Archive: Hi and Lois

Post Content

Hi and Lois, 4/13/24

Two things you have to keep in mind when reading today’s Hi and Lois: (a) despite my many jokes about how Trixie is an eternal baby who’s been an infant for 70 years now, we have to understand that, in the world of the strip, she’s actually less than a year old, and (b) the Flagston family dog is named Dawg. Which means that at some point, possibly quite recently, these kids decided to name their baseball team after the dog, but now that there’s something new and exciting on the scene in terms of cute nonverbal family members, they’re willing to just throw out their old name and take on a new one. It makes me sick and I’m just glad Dawg’s not here to see it.

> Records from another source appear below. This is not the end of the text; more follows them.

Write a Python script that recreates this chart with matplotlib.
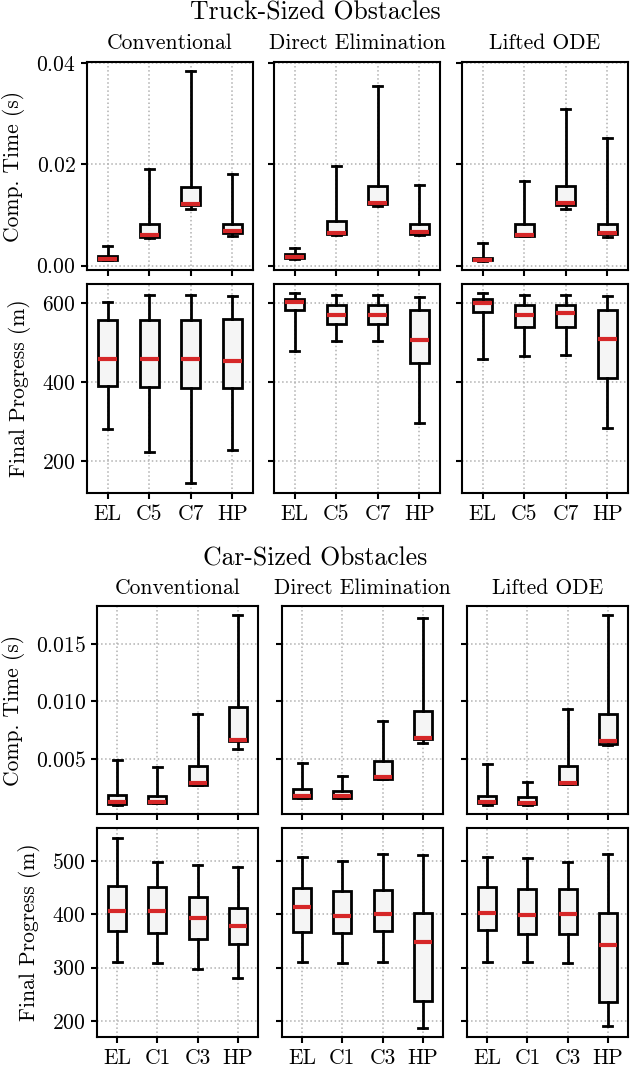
import matplotlib
matplotlib.use("Agg")
import matplotlib.pyplot as plt

plt.rcParams["font.family"] = "serif"
plt.rcParams["font.serif"] = ["cmr10"]
plt.rcParams["mathtext.fontset"] = "cm"
plt.rcParams["axes.formatter.use_mathtext"] = True
plt.rcParams["font.size"] = 15.5
plt.rcParams["axes.linewidth"] = 1.5

methods = ["Conventional", "Direct Elimination", "Lifted ODE"]
truck_labels = ["EL", "C5", "C7", "HP"]
car_labels = ["EL", "C1", "C3", "HP"]

# each entry: [whislo, q1, med, q3, whishi]
truck_time_conv = [[0.0011, 0.0012, 0.0013, 0.0018, 0.0039],
                   [0.0054, 0.0057, 0.0061, 0.0083, 0.0191],
                   [0.0111, 0.0119, 0.0122, 0.0155, 0.0383],
                   [0.0059, 0.0064, 0.0068, 0.0082, 0.0180]]
truck_time_de = [[0.0014, 0.0015, 0.0017, 0.0022, 0.0034],
                 [0.0060, 0.0063, 0.0065, 0.0088, 0.0196],
                 [0.0118, 0.0121, 0.0124, 0.0158, 0.0354],
                 [0.0061, 0.0063, 0.0066, 0.0083, 0.0160]]
truck_time_lode = [[0.0010, 0.0011, 0.0012, 0.0016, 0.0045],
                   [0.0058, 0.0059, 0.0061, 0.0083, 0.0166],
                   [0.0111, 0.0119, 0.0123, 0.0157, 0.0308],
                   [0.0056, 0.0062, 0.0065, 0.0082, 0.0252]]

truck_prog_conv = [[282, 390, 457, 558, 602],
                   [222, 387, 457, 557, 619],
                   [143, 386, 457, 557, 619],
                   [228, 384, 453, 559, 617]]
truck_prog_de = [[478, 581, 603, 609, 624],
                 [505, 548, 570, 596, 619],
                 [505, 548, 570, 596, 619],
                 [295, 448, 506, 582, 615]]
truck_prog_lode = [[459, 576, 601, 609, 624],
                   [465, 539, 569, 596, 619],
                   [469, 539, 574, 596, 619],
                   [284, 411, 510, 582, 617]]

car_time_conv = [[0.0010, 0.00105, 0.00125, 0.00183, 0.00486],
                 [0.0011, 0.00111, 0.0012, 0.00171, 0.00425],
                 [0.0027, 0.00272, 0.0029, 0.00434, 0.00892],
                 [0.0058, 0.00653, 0.0066, 0.00947, 0.01745]]
car_time_de = [[0.0016, 0.00157, 0.0017, 0.00232, 0.00463],
               [0.00155, 0.00157, 0.00174, 0.00215, 0.00344],
               [0.0032, 0.00321, 0.0034, 0.00477, 0.00826],
               [0.00633, 0.00673, 0.0068, 0.00912, 0.01725]]
car_time_lode = [[0.0010, 0.00111, 0.0012, 0.00171, 0.00457],
                 [0.0010, 0.00105, 0.00117, 0.00169, 0.00295],
                 [0.0028, 0.00278, 0.0029, 0.00437, 0.00935],
                 [0.00615, 0.00624, 0.0065, 0.00889, 0.01745]]

car_prog_conv = [[310, 368, 406, 453, 543],
                 [308, 364, 405, 451, 497],
                 [298, 353, 393, 432, 491],
                 [280, 344, 377, 412, 487]]
car_prog_de = [[310, 366, 413, 448, 506],
               [308, 365, 396, 443, 499],
               [310, 369, 401, 445, 512],
               [188, 237, 347, 402, 511]]
car_prog_lode = [[310, 371, 402, 451, 506],
                 [311, 362, 399, 446, 505],
                 [309, 362, 401, 446, 498],
                 [190, 236, 342, 402, 512]]

W, H = 630, 1070
fig = plt.figure(figsize=(W / 100, H / 100), dpi=100)


def px_axes(left, top, width, bottom):
    return fig.add_axes([left / W, 1 - bottom / H, width / W, (bottom - top) / H])


def draw(ax, rows, labels):
    stats = []
    for lab, (lo, q1, med, q3, hi) in zip(labels, rows):
        stats.append(dict(label=lab, whislo=lo, q1=q1, med=med, q3=q3,
                          whishi=hi, fliers=[]))
    ax.bxp(stats, patch_artist=True, showfliers=False,
           boxprops=dict(facecolor="#f5f5f5", edgecolor="black", linewidth=2.0),
           whiskerprops=dict(color="black", linewidth=2.0),
           capprops=dict(color="black", linewidth=2.0),
           medianprops=dict(color="#d62728", linewidth=3.0))
    ax.grid(True, linestyle=":", color="#b0b0b0", linewidth=1.1)
    ax.set_axisbelow(True)
    ax.tick_params(length=4.5, width=1.5)


sections = [
    dict(title="Truck-Sized Obstacles", title_y=20, labels=truck_labels,
         lefts=[87, 274, 462], width=166, rows=[(62, 270), (284, 493)],
         time=[truck_time_conv, truck_time_de, truck_time_lode],
         prog=[truck_prog_conv, truck_prog_de, truck_prog_lode],
         time_ticks=[0.0, 0.02, 0.04], prog_ticks=[200, 400, 600]),
    dict(title="Car-Sized Obstacles", title_y=565, labels=car_labels,
         lefts=[97, 282, 467], width=161, rows=[(606, 814), (828, 1037)],
         time=[car_time_conv, car_time_de, car_time_lode],
         prog=[car_prog_conv, car_prog_de, car_prog_lode],
         time_ticks=[0.005, 0.010, 0.015], prog_ticks=[200, 300, 400, 500]),
]

for sec in sections:
    fig.text(0.5, 1 - sec["title_y"] / H, sec["title"], ha="center",
             va="baseline", fontsize=18.5)
    top_axes, bot_axes = [], []
    for j, name in enumerate(methods):
        (t1, b1), (t2, b2) = sec["rows"]
        ax1 = px_axes(sec["lefts"][j], t1, sec["width"], b1)
        ax2 = px_axes(sec["lefts"][j], t2, sec["width"], b2)
        if j > 0:
            ax1.sharey(top_axes[0])
            ax2.sharey(bot_axes[0])
        draw(ax1, sec["time"][j], sec["labels"])
        draw(ax2, sec["prog"][j], sec["labels"])
        ax1.set_title(name, pad=9, fontsize=15.5)
        ax1.set_xticklabels([])
        ax1.set_yticks(sec["time_ticks"])
        ax2.set_yticks(sec["prog_ticks"])
        if j == 0:
            ax1.set_ylabel("Comp. Time (s)", labelpad=8)
            ax2.set_ylabel("Final Progress (m)", labelpad=8)
        else:
            ax1.tick_params(labelleft=False)
            ax2.tick_params(labelleft=False)
        top_axes.append(ax1)
        bot_axes.append(ax2)

fig.savefig("out.png", dpi=100)
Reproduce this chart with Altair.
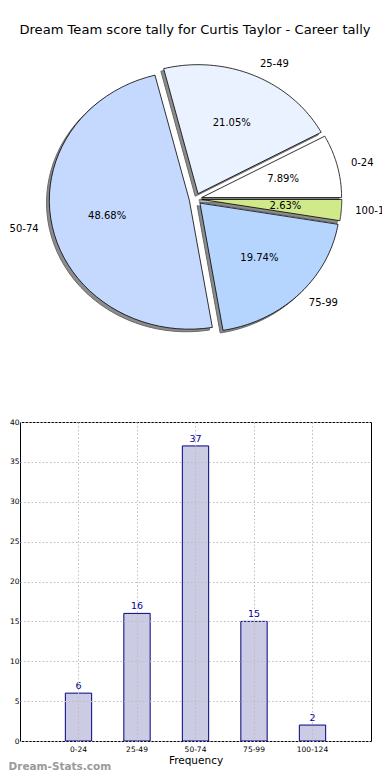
import altair as alt
import pandas as pd

# ---- data -------------------------------------------------------------
labels = ["0-24", "25-49", "50-74", "75-99", "100-124"]
counts = [6, 16, 37, 15, 2]
pie_colors = ["#ffffff", "#ebf2ff", "#c5d9ff", "#b5d5ff", "#d0ea8a"]
title_text = "Dream Team score tally for Curtis Taylor - Career tally"
x_title = "Frequency"
watermark = "Dream-Stats.com"
y_ticks = [0, 5, 10, 15, 20, 25, 30, 35, 40]

df = pd.DataFrame({"label": labels, "count": counts, "order": list(range(len(labels)))})
bar_df = pd.DataFrame({"label": labels, "count": counts})
title_df = pd.DataFrame({"t": [title_text]})
wm_df = pd.DataFrame({"t": [watermark]})

# ---- layout / style constants ---------------------------------------
FONT = "DejaVu Sans"
LEFT = 11.5            # left extent of the bar chart's y axis labels
PIE_W, PIE_H = 362, 390
CX, CY = 187 - LEFT, 191   # pixel centre of the pie inside its panel
RX, RY = 140, 129      # pixel size of radius 1 (elliptical, like the original)
EXPLODE = 0.045
SHADOW = 0.02
N = 48

xs = alt.Scale(domain=[-CX / RX, (PIE_W - CX) / RX], nice=False, zero=False)
ys = alt.Scale(domain=[-(PIE_H - CY) / RY, CY / RY], nice=False, zero=False)

pie_base = (
    alt.Chart(df)
    .transform_joinaggregate(total="sum(count)")
    .transform_window(cum="sum(count)", sort=[alt.SortField("order")], frame=[None, 0])
    .transform_calculate(a1="2*PI*(datum.cum - datum.count)/datum.total")
    .transform_calculate(a2="2*PI*datum.cum/datum.total")
    .transform_calculate(mid="(datum.a1 + datum.a2)/2")
)

poly = (
    pie_base.transform_calculate(pts=f"sequence(0, {N + 3})")
    .transform_flatten(["pts"], as_=["i"])
    .transform_calculate(t=f"clamp((datum.i - 1)/{N}, 0, 1)")
    .transform_calculate(tip=f"datum.i == 0 || datum.i == {N + 2}")
    .transform_calculate(ang="datum.a1 + (datum.a2 - datum.a1)*datum.t")
    .transform_calculate(px=f"{EXPLODE}*cos(datum.mid) + (datum.tip ? 0 : cos(datum.ang))")
    .transform_calculate(py=f"{EXPLODE}*sin(datum.mid) + (datum.tip ? 0 : sin(datum.ang))")
    .transform_calculate(sx=f"datum.px - {SHADOW}")
    .transform_calculate(sy=f"datum.py - {SHADOW}")
)

shadow = poly.mark_line(strokeWidth=1).encode(
    x=alt.X("sx:Q", scale=xs, axis=None),
    y=alt.Y("sy:Q", scale=ys, axis=None),
    detail="label:N",
    order="i:Q",
    fill=alt.value("#8c8c8c"),
    stroke=alt.value("#6a6a6a"),
)

wedges = poly.mark_line(strokeWidth=0.8).encode(
    x=alt.X("px:Q", scale=xs, axis=None),
    y=alt.Y("py:Q", scale=ys, axis=None),
    detail="label:N",
    order="i:Q",
    fill=alt.Fill("label:N", scale=alt.Scale(domain=labels, range=pie_colors), legend=None),
    stroke=alt.value("black"),
)

lab = pie_base.transform_calculate(
    lx=f"({EXPLODE} + 1.1)*cos(datum.mid)"
).transform_calculate(
    ly=f"({EXPLODE} + 1.1)*sin(datum.mid)"
)
lab_right = lab.transform_filter("datum.lx > 0").mark_text(
    align="left", baseline="middle", font=FONT, fontSize=10, color="black", clip=True
).encode(
    x=alt.X("lx:Q", scale=xs, axis=None),
    y=alt.Y("ly:Q", scale=ys, axis=None),
    text="label:N",
)
lab_left = lab.transform_filter("datum.lx <= 0").mark_text(
    align="right", baseline="middle", font=FONT, fontSize=10, color="black"
).encode(
    x=alt.X("lx:Q", scale=xs, axis=None),
    y=alt.Y("ly:Q", scale=ys, axis=None),
    text="label:N",
)
pct = pie_base.transform_calculate(
    qx=f"{EXPLODE}*cos(datum.mid) + 0.6*cos(datum.mid)"
).transform_calculate(
    qy=f"{EXPLODE}*sin(datum.mid) + 0.6*sin(datum.mid)"
).transform_calculate(
    pct="format(datum.count/datum.total, '.2%')"
).mark_text(
    align="center", baseline="middle", font=FONT, fontSize=10, color="black"
).encode(
    x=alt.X("qx:Q", scale=xs, axis=None),
    y=alt.Y("qy:Q", scale=ys, axis=None),
    text="pct:N",
)

title = alt.Chart(title_df).mark_text(
    align="center", baseline="middle", font=FONT, fontSize=13.1, color="black"
).encode(x=alt.value(186.5 - LEFT), y=alt.value(22), text="t:N")

pie_layer = alt.layer(shadow, wedges, lab_right, lab_left, pct, title).properties(
    width=PIE_W, height=PIE_H
)

# ---- bar chart -----------------------------------------------------
GRID = dict(grid=True, gridDash=[1.5, 2.2], gridColor="#bdbdbd", gridWidth=1)
xb = alt.X(
    "label:N",
    sort=labels,
    scale=alt.Scale(paddingInner=0.55, paddingOuter=0.775),
    axis=alt.Axis(
        title=x_title, labelAngle=0, ticks=False, domain=False, bandPosition=0.5,
        labelFont=FONT, labelFontSize=7.5, labelPadding=4, labelColor="black",
        titleFont=FONT, titleFontSize=10.5, titleFontWeight="normal", titleColor="black",
        titlePadding=3, zindex=1, **GRID,
    ),
)
yb = alt.Y(
    "count:Q",
    scale=alt.Scale(domain=[0, 40], nice=False),
    axis=alt.Axis(
        title=None, values=y_ticks, ticks=False, domain=False,
        labelFont=FONT, labelFontSize=7.5, labelPadding=1, labelColor="black",
        zindex=1, **GRID,
    ),
)

bars = alt.Chart(bar_df).mark_bar(fill="#cbcbe4", stroke="#000080", strokeWidth=1).encode(x=xb, y=yb)
vals = alt.Chart(bar_df).mark_text(
    baseline="bottom", dy=-2, color="#000099", font=FONT, fontSize=9.5
).encode(x=xb, y=yb, text="count:Q")
wm = alt.Chart(wm_df).mark_text(
    align="left", baseline="middle", font=FONT, fontSize=10.5, fontWeight="bold", color="#9a9a9a"
).encode(x=alt.value(-LEFT), y=alt.value(345), text="t:N")

bar_layer = alt.layer(bars, vals, wm).properties(
    width=351, height=319, view=alt.ViewBackground(stroke="black", strokeWidth=1)
)

chart = (
    alt.vconcat(pie_layer, bar_layer, spacing=19)
    .properties(padding=0)
    .configure_view(stroke=None)
)

chart.save("out.html", embed_options={"renderer": "svg", "actions": False})
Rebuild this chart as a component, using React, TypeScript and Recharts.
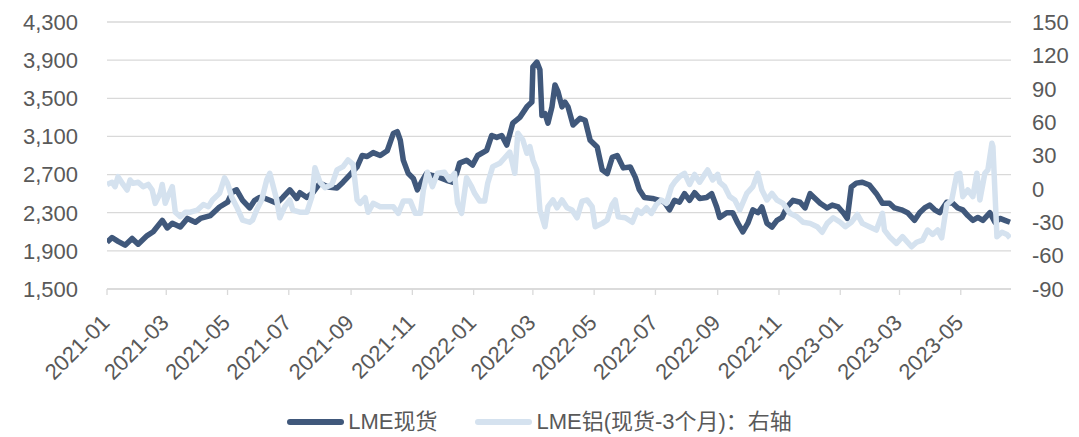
import React from 'react';
import {
  LineChart, Line,
  XAxis, YAxis,
  CartesianGrid, Legend,
} from 'recharts';

// day offsets from 2021-01-01
const SPOT_DAYS = [
  0, 5, 11, 18, 25, 31, 40, 46, 55, 60, 65, 73, 80, 88, 93, 103, 112, 120, 125, 129,
  135, 142, 147, 152, 155, 162, 169, 175, 182, 189, 192, 199, 205, 212, 220, 229, 235, 242, 249, 254,
  259, 265, 272, 279, 285, 289, 292, 295, 300, 305, 309, 314, 318, 324, 331, 338, 344, 348, 351, 358,
  364, 369, 378, 383, 388, 393, 398, 404, 411, 418, 423, 424, 428, 431, 433, 436, 439, 443, 446, 449,
  453, 456, 459, 464, 471, 476, 481, 488, 493, 498, 503, 508, 514, 521, 526, 530, 535, 543, 550, 555,
  560, 565, 570, 575, 580, 585, 590, 597, 602, 607, 610, 617, 623, 628, 633, 638, 643, 648, 652, 657,
  662, 667, 672, 677, 683, 690, 695, 700, 705, 710, 717, 722, 728, 733, 737, 741, 746, 752, 759, 766,
  772, 779, 784, 791, 797, 804, 809, 814, 819, 824, 829, 836, 842, 847, 852, 857, 862, 867, 872, 879,
  884, 889, 894, 899,
];
const SPOT_VALUES = [
  1990, 2040, 2000, 1960, 2030, 1970, 2060, 2100, 2220, 2140, 2190, 2150, 2240, 2200, 2240, 2270, 2360, 2410, 2520, 2540,
  2430, 2350, 2430, 2460, 2460, 2430, 2400, 2460, 2540, 2450, 2510, 2460, 2510, 2610, 2570, 2560, 2620, 2700, 2780, 2900,
  2890, 2930, 2900, 2950, 3130, 3150, 3060, 2850, 2710, 2660, 2540, 2640, 2710, 2690, 2670, 2640, 2620, 2710, 2820, 2850,
  2800, 2900, 2955, 3110, 3090, 3110, 3010, 3240, 3300, 3410, 3460, 3830, 3880, 3800, 3320, 3340, 3240, 3410, 3640, 3570,
  3410, 3460, 3410, 3220, 3290, 3270, 3060, 2990, 2750, 2710, 2880, 2900, 2770, 2780, 2670, 2540, 2460, 2450, 2430, 2410,
  2330, 2430, 2410, 2500, 2430, 2510, 2450, 2460, 2500, 2360, 2250, 2300, 2300, 2190, 2100, 2190, 2330, 2300, 2360, 2190,
  2150, 2220, 2250, 2360, 2430, 2410, 2350, 2500, 2450, 2400, 2350, 2380, 2360, 2300, 2240, 2570, 2610, 2620, 2590, 2500,
  2400, 2400, 2350, 2330, 2300, 2220, 2300, 2350, 2380, 2330, 2300, 2410, 2400, 2350, 2330, 2270, 2220, 2250, 2220, 2300,
  2200, 2240, 2220, 2200,
];

const SPREAD_DAYS = [
  0, 5, 8, 11, 16, 20, 23, 26, 31, 36, 41, 45, 48, 53, 55, 58, 61, 65, 68, 73,
  78, 83, 90, 96, 101, 105, 112, 117, 120, 124, 129, 135, 142, 145, 149, 154, 159, 162, 165, 169,
  172, 177, 182, 185, 192, 199, 204, 207, 212, 217, 224, 229, 235, 240, 245, 249, 252, 257, 260, 265,
  272, 279, 285, 290, 295, 302, 307, 312, 315, 319, 324, 329, 336, 341, 346, 349, 353, 358, 363, 366,
  371, 376, 379, 384, 391, 396, 401, 406, 409, 414, 418, 421, 424, 428, 431, 436, 439, 444, 448, 453,
  458, 463, 468, 473, 478, 483, 486, 493, 498, 503, 506, 509, 516, 523, 528, 532, 537, 542, 547, 552,
  557, 562, 565, 570, 575, 580, 585, 590, 595, 598, 603, 608, 610, 615, 620, 625, 630, 637, 643, 648,
  652, 657, 662, 667, 673, 680, 687, 693, 700, 707, 712, 717, 723, 730, 735, 741, 747, 752, 759, 766,
  772, 774, 779, 786, 792, 801, 806, 812, 817, 822, 827, 831, 836, 841, 846, 849, 852, 857, 862, 866,
  869, 874, 877, 881, 882, 886, 891, 896, 899,
];
const SPREAD_VALUES = [
  4, 6, 2, 11, 4, -1, 8, 5, 6, 2, 4, -1, -13, -4, 4, -13, -6, 2, -21, -25,
  -21, -21, -19, -14, -16, -10, -4, 10, 5, -7, -16, -28, -30, -28, -19, -10, 8, 14, 4, -10,
  -26, -16, -10, -19, -21, -21, -7, 19, 6, 1, 4, 17, 20, 26, 22, -10, -13, -8, -21, -13,
  -16, -16, -16, -22, -11, -11, -22, -22, -1, 15, 2, 14, 15, 8, 14, -13, -22, 10, 2, -4,
  -11, -11, 5, 20, 23, 28, 33, 14, 50, 44, 32, 38, 26, 17, -19, -34, -16, -10, -17, -10,
  -17, -19, -26, -11, -10, -16, -34, -31, -28, -14, -10, -25, -26, -30, -19, -22, -17, -22, -14, -10,
  -13, 2, 6, 11, 14, 4, 13, 6, 13, 17, 8, 13, 6, 2, -7, -10, -19, -4, 2, 14,
  -1, -10, -4, -10, -13, -22, -25, -30, -31, -34, -39, -31, -26, -30, -34, -30, -23, -31, -34, -37,
  -22, -37, -43, -49, -43, -52, -48, -46, -37, -41, -37, -44, -14, -10, 13, 14, -7, -1, -7, 14,
  -10, 14, 17, 41, 38, -43, -39, -41, -44,
];

const TICK_DAYS = [0, 59, 120, 181, 243, 304, 365, 424, 485, 546, 608, 669, 730, 789, 850];
const TICK_LABELS = [
  '2021-01', '2021-03', '2021-05', '2021-07', '2021-09', '2021-11',
  '2022-01', '2022-03', '2022-05', '2022-07', '2022-09', '2022-11',
  '2023-01', '2023-03', '2023-05',
];
const LEFT_TICKS = [1500, 1900, 2300, 2700, 3100, 3500, 3900, 4300];
const RIGHT_TICKS = [-90, -60, -30, 0, 30, 60, 90, 120, 150];

const SPOT_NAME = 'LME现货';
const SPREAD_NAME = 'LME铝(现货-3个月)：右轴';

const DARK = '#40587B';
const LIGHT = '#D5E2EF';
const TEXT = '#595959';
const GRID = '#D9D9D9';
const FONT = "'Liberation Sans', Arial, 'Noto Sans CJK SC', sans-serif";

type Row = { day: number; spot?: number; spread?: number };

function buildRows(): Row[] {
  const map = new Map<number, Row>();
  SPOT_DAYS.forEach((d, i) => {
    const r = map.get(d) ?? { day: d };
    r.spot = SPOT_VALUES[i];
    map.set(d, r);
  });
  SPREAD_DAYS.forEach((d, i) => {
    const r = map.get(d) ?? { day: d };
    r.spread = SPREAD_VALUES[i];
    map.set(d, r);
  });
  return [...map.values()].sort((a, b) => a.day - b.day);
}

const rows = buildRows();

function DateTick({ x, y, payload }: any) {
  const idx = TICK_DAYS.indexOf(payload.value);
  const px = x + 4;
  const py = y + 27;
  return (
    <text
      x={px} y={py}
      transform={`rotate(-45, ${px}, ${py})`}
      textAnchor="end"
      fill={TEXT}
      fontSize={22}
      fontFamily={FONT}
    >
      {idx >= 0 ? TICK_LABELS[idx] : ''}
    </text>
  );
}

function LegendBox() {
  const items = [
    { name: SPOT_NAME, color: DARK },
    { name: SPREAD_NAME, color: LIGHT },
  ];
  return (
    <div style={{
      display: 'flex',
      justifyContent: 'center',
      alignItems: 'center',
      height: 30,
      gap: 38,
      fontFamily: FONT,
      fontSize: 22,
      color: TEXT,
    }}>
      {items.map((it) => (
        <div key={it.name} style={{ display: 'flex', alignItems: 'center', gap: 4 }}>
          <span style={{
            display: 'inline-block', width: 57, height: 6,
            borderRadius: 3, background: it.color,
          }} />
          <span style={{ whiteSpace: 'nowrap', lineHeight: '30px' }}>{it.name}</span>
        </div>
      ))}
    </div>
  );
}

export default function App() {
  return (
    <div style={{ position: 'absolute', left: 0, top: 0, width: 1079, height: 437, background: '#fff' }}>
      <LineChart
        width={1079}
        height={437}
        data={rows}
        margin={{ top: 22, right: 0, bottom: 0, left: 0 }}
      >
        <CartesianGrid
          yAxisId="left"
          vertical={false}
          stroke={GRID}
          strokeWidth={1.3}
        />
        <XAxis
          dataKey="day"
          type="number"
          domain={[0, 900]}
          ticks={TICK_DAYS}
          interval={0}
          height={118}
          tick={<DateTick />}
          tickSize={6}
          stroke={GRID}
          strokeWidth={1.3}
          allowDataOverflow
        />
        <YAxis
          yAxisId="left"
          domain={[1500, 4300]}
          ticks={LEFT_TICKS}
          interval={0}
          width={107}
          axisLine={false}
          tickLine={false}
          tickMargin={23}
          tickFormatter={(v: number) => v.toLocaleString('en-US')}
          tick={{ fill: TEXT, fontSize: 22, fontFamily: FONT }}
        />
        <YAxis
          yAxisId="right"
          orientation="right"
          domain={[-90, 150]}
          ticks={RIGHT_TICKS}
          interval={0}
          width={68}
          axisLine={false}
          tickLine={false}
          tickMargin={15}
          tick={{ fill: TEXT, fontSize: 22, fontFamily: FONT, textAnchor: 'start' }}
        />
        <Legend verticalAlign="bottom" content={<LegendBox />} />
        <Line
          yAxisId="left"
          type="linear"
          dataKey="spot"
          name={SPOT_NAME}
          stroke={DARK}
          strokeWidth={5.5}
          strokeLinejoin="round"
          dot={false}
          connectNulls
          isAnimationActive={false}
        />
        <Line
          yAxisId="right"
          type="linear"
          dataKey="spread"
          name={SPREAD_NAME}
          stroke={LIGHT}
          strokeWidth={5.5}
          strokeLinejoin="round"
          dot={false}
          connectNulls
          isAnimationActive={false}
        />
      </LineChart>
    </div>
  );
}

Barney Google and Snuffy Smith, 4/13/24

Children have long been expected to contribute economically to their households at a pretty young age, particularly in poorer, developing societies. The real unnerving thing here is not that Jughaid’s trying to help pay his way, but the question of where, in a town whose economy is entirely based on criminality, he got the money.

Daddy Daze, 4/13/24

OK, fine, I laughed at this. See, the joke is that the Daddy Daze baby isn’t potty trained, so he doesn’t really see the point of the toilet. He can just poop whenever and wherever he wants, he doesn’t need a special piece of furniture for it! If Marvin tried to pull this off, I’d be furious, but Daddy Daze doesn’t go to the poop joke well too often so I’ll allow it.

Post Content

Gasoline Alley, 4/10/24

You know, after all these years, I still experience the joy of discovery from reading the newspaper comics. Or, well, at least sometimes I read something like today’s Gasoline Alley, sigh heavily, and then Google “gasoline alley family tree” in hopes of making sense of it, but then am just a little bit charmed when I find a graphic like this:

That comes from a page on Hobbylark dot com that also includes an annotated timeline of important events in the strip lore, such as “Wilmer admits to being a sap, a wart, and a drip, but claims the Army did a job on him!” (November 20, 1945), “Corky and Hope move into a new apartment – landlord is Pert!” (May 6, 1954), and “Melba decides to take advantage of leap year to move Rufus along towards a wedding” (July 5, 1976, and yet somehow Melba is now the mayor and still hasn’t sealed the deal). Anyway, from this documentation I have confirmed that Sheezix and Corky are brothers, and Corky runs the diner (in fact, according to that timeline, 1950 was the “year of the Diner”). And because Corky has decided to embrace the town name change, that means that the coming Gasoline Alley vs. Electric Acres civil war will literally pit brother against brother, so I guess I’m finally coming around to being interested in it.

Judge Parker, 4/10/24

“He’s going to kill your mother, April. Then he’s going to kill you! The he goes after Charlotte, your daughter! It never ends! He’ll just keep going after you or your female relatives! Your male relatives will be fine! Certainly any of your relatives who happen to be the title character in the strip are safe! But it’s the principle of the thing!”

Hi and Lois, 4/10/24

Big news, everyone! Trixie seems to have grasped the concept of the linear flow of time! Also, Hi and Lois did a strip without a joke, but I guess that’s not “big news” per se.

Post Content

Family Circus, 3/31/24

Some might think that Billy’s smug expression in the second panel here is just because he thought of a good (i.e., very bad) pun for his little fill-in cartoon. Those people aren’t familiar with what a little shit Billy is. It’s actually because he thought “Jesus is the Son, and he’s rising … hey, you know who else is the son? Me! Easter is the day for all of us sons, doing our thing, getting recognition for it! Except Jeffy, obviously. And the other one, the one who doesn’t talk, what’s his name.”

Hi and Lois, 3/31/24

Did you think you were going to be able to get through one sacred holiday without your terrible children ruining it by being little turds? Hi and Lois, the edgy modern newspaper comic for today’s cynical world, is here to deliver a resounding no on that point.